Там, где шумят михайловские рощи (Басина) - страница 102

29-го января 2 ч. 45 м. пополудни».

Эти из глубины души идущие слова (написал их литератор В. Ф. Одоевский) выражали чувства всего народа.

Пушкин убит на дуэли ничтожным авантюристом, гвардейским офицером Дантесом…

Трагически кончилась подлая интрига, затеянная под «высоким» покровительством царя. Современники знали, кто направлял пистолет убийцы. Сын историка Карамзина — Андрей — писал из Парижа в Петербург матери: «Поздравьте от меня петербургское общество, маменька, оно сработало славное дело. Пошлыми сплетнями, низкою завистью к гению и красоте оно довело драму, им сочинённую, к развязке; поздравьте его, оно стоит того. Бедная Россия! Одна звезда за другою гаснет на твоём пустынном небе… То, что сестра мне пишет о суждениях хорошего общества, высшего круга, гостиной аристократии (чёрт знает, как эту сволочь назвать), меня ни мало не удивило; оно выдержало свой характер. Убийца бранит свою жертву — и это должно быть так, это в порядке вещей. Быстро переменялись чувства в душе моей при чтении вашего письма, желчь и досада наполнили её при известии, что в церковь пускали по билетам только la haute société [высшее общество — знать]. Её-то зачем? Разве Пушкин принадлежал к ней? С тех пор, как он попал в её тлетворную атмосферу, — его гению стало душно, он замолк… Выгнать бы их и впустить рыдающую толпу, и народная душа Пушкина улыбнулась бы свыше».

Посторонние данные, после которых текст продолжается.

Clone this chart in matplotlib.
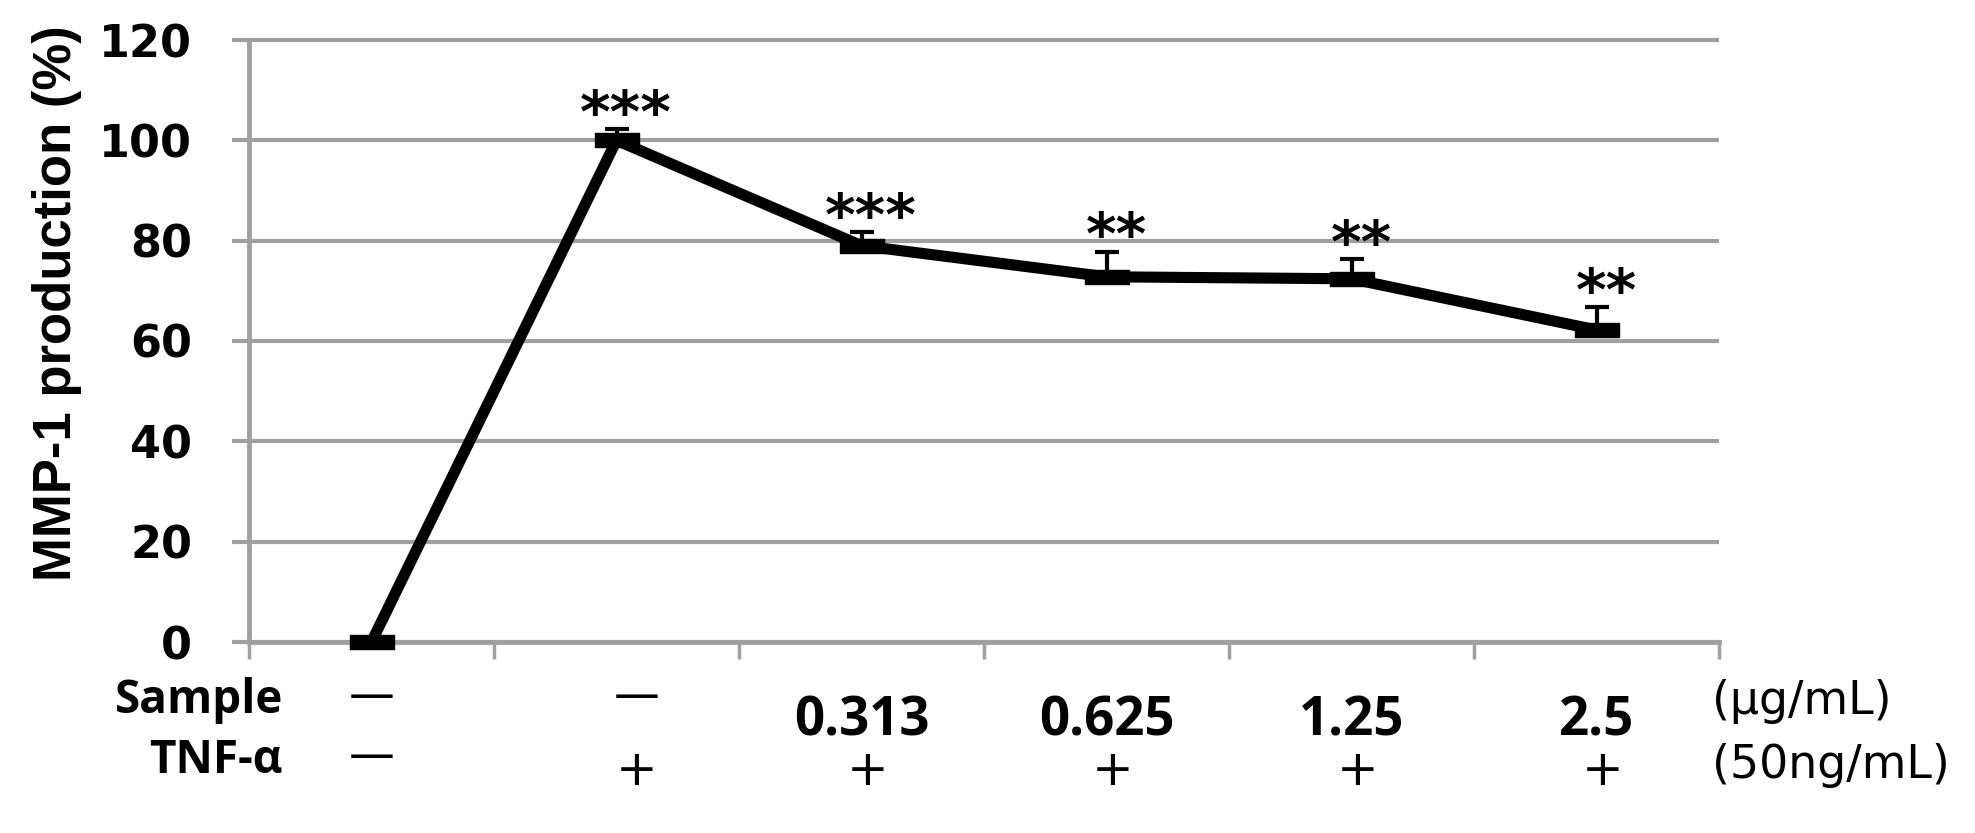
import numpy as np
import matplotlib
matplotlib.use("Agg")
import matplotlib.pyplot as plt
from matplotlib.path import Path
from matplotlib.transforms import blended_transform_factory

# ---------------- data ----------------
groups = ["Control", "TNF-α", "0.313", "0.625", "1.25", "2.5"]
sample_labels = ["—", "—", "0.313", "0.625", "1.25", "2.5"]
tnf_labels = ["—", "+", "+", "+", "+", "+"]
values = [0.0, 100.0, 79.0, 72.8, 72.4, 62.2]
errors = [0.0, 2.3, 2.7, 5.0, 3.9, 4.6]
sig_marks = ["", "***", "***", "**", "**", "**"]
y_ticks = [0, 20, 40, 60, 80, 100, 120]
y_label = "MMP-1 production (%)"
row_titles = ["Sample", "TNF-α"]
unit_labels = ["(μg/mL)", "(50ng/mL)"]

# ---------------- figure ----------------
W, H = 1975, 833
DPI = 100
fig = plt.figure(figsize=(W / DPI, H / DPI), dpi=DPI)
fig.patch.set_facecolor("white")

def fx(px):
    return px / W

def fy(py):
    return 1 - py / H

ax_left, ax_right = 249, 1719
y0_px, y120_px = 642, 40
px_per_unit = (y0_px - y120_px) / 120.0
ytop = 121
ax = fig.add_axes([fx(ax_left), (H - y0_px) / H, (ax_right - ax_left) / W,
                   px_per_unit * ytop / H])

GRAY = "#a0a0a0"
x = np.arange(1, len(values) + 1)

# error bars (upper only)
ax.errorbar(x, values, yerr=[np.zeros(len(errors)), errors], fmt="none",
            ecolor="black", elinewidth=3.0, capsize=8.6, capthick=3.0,
            clip_on=False, zorder=3)

# rectangular (dash-like) markers
rect = Path([(-1, -0.32), (1, -0.32), (1, 0.32), (-1, 0.32), (-1, -0.32)],
            [Path.MOVETO, Path.LINETO, Path.LINETO, Path.LINETO, Path.CLOSEPOLY])
ax.plot(x, values, color="black", lw=8, marker=rect, ms=32,
        mfc="black", mec="black", clip_on=False, zorder=4)

# significance marks
for xi, v, e, s in zip(x, values, errors, sig_marks):
    if s:
        ax.annotate(s, xy=(xi, v + e), xytext=(7, -2), textcoords="offset points",
                    ha="center", va="baseline", fontsize=42, fontweight="bold",
                    family="DejaVu Sans", color="black", zorder=5)

# axes styling
ax.set_xlim(0.5, len(values) + 0.5)
ax.set_ylim(0, ytop)
ax.set_yticks(y_ticks)
ax.set_yticklabels([str(t) for t in y_ticks], fontsize=32, fontweight="bold",
                   family="DejaVu Sans")
ax.set_xticks(np.arange(0.5, len(values) + 1, 1.0))
ax.set_xticklabels([])
ax.yaxis.grid(True, color=GRAY, lw=3)
ax.set_axisbelow(True)
for sp in ["top", "right"]:
    ax.spines[sp].set_visible(False)
ax.spines["left"].set_color(GRAY)
ax.spines["left"].set_linewidth(3.5)
ax.spines["left"].set_bounds(0, 120)
ax.spines["bottom"].set_color(GRAY)
ax.spines["bottom"].set_linewidth(3.5)
ax.tick_params(axis="y", direction="out", length=12, width=3, color=GRAY, pad=29)
ax.tick_params(axis="x", direction="out", length=12, width=2.5, color=GRAY)

# bottom category table (small per-column x shifts in pixels, as in the reference)
col_dx = [0, 20, 0, 0, 0, 0]
plus_dx = 6
tr = blended_transform_factory(ax.transData, fig.transFigure)
px_per_x = (ax_right - ax_left) / len(values)
for xi, s, d in zip(x, sample_labels, col_dx):
    xx = xi + d / px_per_x
    if s == "—":
        ax.text(xx, fy(697), s, transform=tr, ha="center", va="center",
                fontsize=33, family="DejaVu Sans", color="black")
    else:
        ax.text(xx, fy(735), s, transform=tr, ha="center", va="baseline",
                fontsize=38, fontweight="bold", family="Open Sans", color="black")
for xi, s, d in zip(x, tnf_labels, col_dx):
    if s == "—":
        ax.text(xi + d / px_per_x, fy(757), s, transform=tr, ha="center",
                va="center", fontsize=33, family="DejaVu Sans", color="black")
    else:
        xx = xi + (d if d else plus_dx) / px_per_x
        ax.text(xx, fy(771), s, transform=tr, ha="center", va="center",
                fontsize=36, family="DejaVu Sans", color="black")

fig.text(fx(283), fy(713), row_titles[0], ha="right", va="baseline",
         fontsize=33, fontweight="bold", family="Open Sans")
fig.text(fx(283), fy(773), row_titles[1], ha="right", va="baseline",
         fontsize=33, fontweight="bold", family="Open Sans")
fig.text(fx(1712), fy(702), unit_labels[0], ha="left", va="center",
         fontsize=33, family="DejaVu Sans")
fig.text(fx(1712), fy(765), unit_labels[1], ha="left", va="center",
         fontsize=33, family="DejaVu Sans")

# y axis title
fig.text(fx(57), fy(303), y_label, rotation=90, ha="center", va="center",
         fontsize=38, fontweight="bold", family="Liberation Sans")

fig.savefig("out.png", dpi=DPI, facecolor="white")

Велики были горе и возмущение народа, когда стало известно о гибели поэта. Прусский посланник в Петербурге доносил своему правительству, что смерть Пушкина воспринята в России «как общественное бедствие» и что в квартире покойного «перебывало до 50 000 лиц всех состояний». Посланник не преувеличивал.

У дома Волконской на Мойке, где жил поэт, невзирая на холод, стояла огромная толпа. Студенты, офицеры, старики, женщины, дети, простой петербургский люд, беднота в тулупах и даже в лохмотьях, шли и шли бесконечной вереницей, чтобы проститься с Пушкиным. Профессора университета (им это было запрещено) украдкой пробирались к дому на Мойке. Видели здесь заплаканного Жуковского, мрачного Вяземского, удручённого Крылова. Видели и высокого белокурого юношу с взволнованным лицом, тогда ещё никому не известного Ивана Сергеевича Тургенева…

* * *

Пушкин умер.. .

Давно так не волновалась столица России, как в эти зимние дни 1837 года. Все бросились в книжные лавки за сочинениями поэта. Сговаривались гроб нести на руках. В Нидерландском посольстве (там жил Дантес) собирались бить стёкла.

И в Зимнем дворце говорили о Пушкине.

— Никаких изъявлений! Никаких почестей! — раздражённо внушал Николай почтительно вытянувшемуся Бенкендорфу. — Хоронить без шума, как простого дворянина.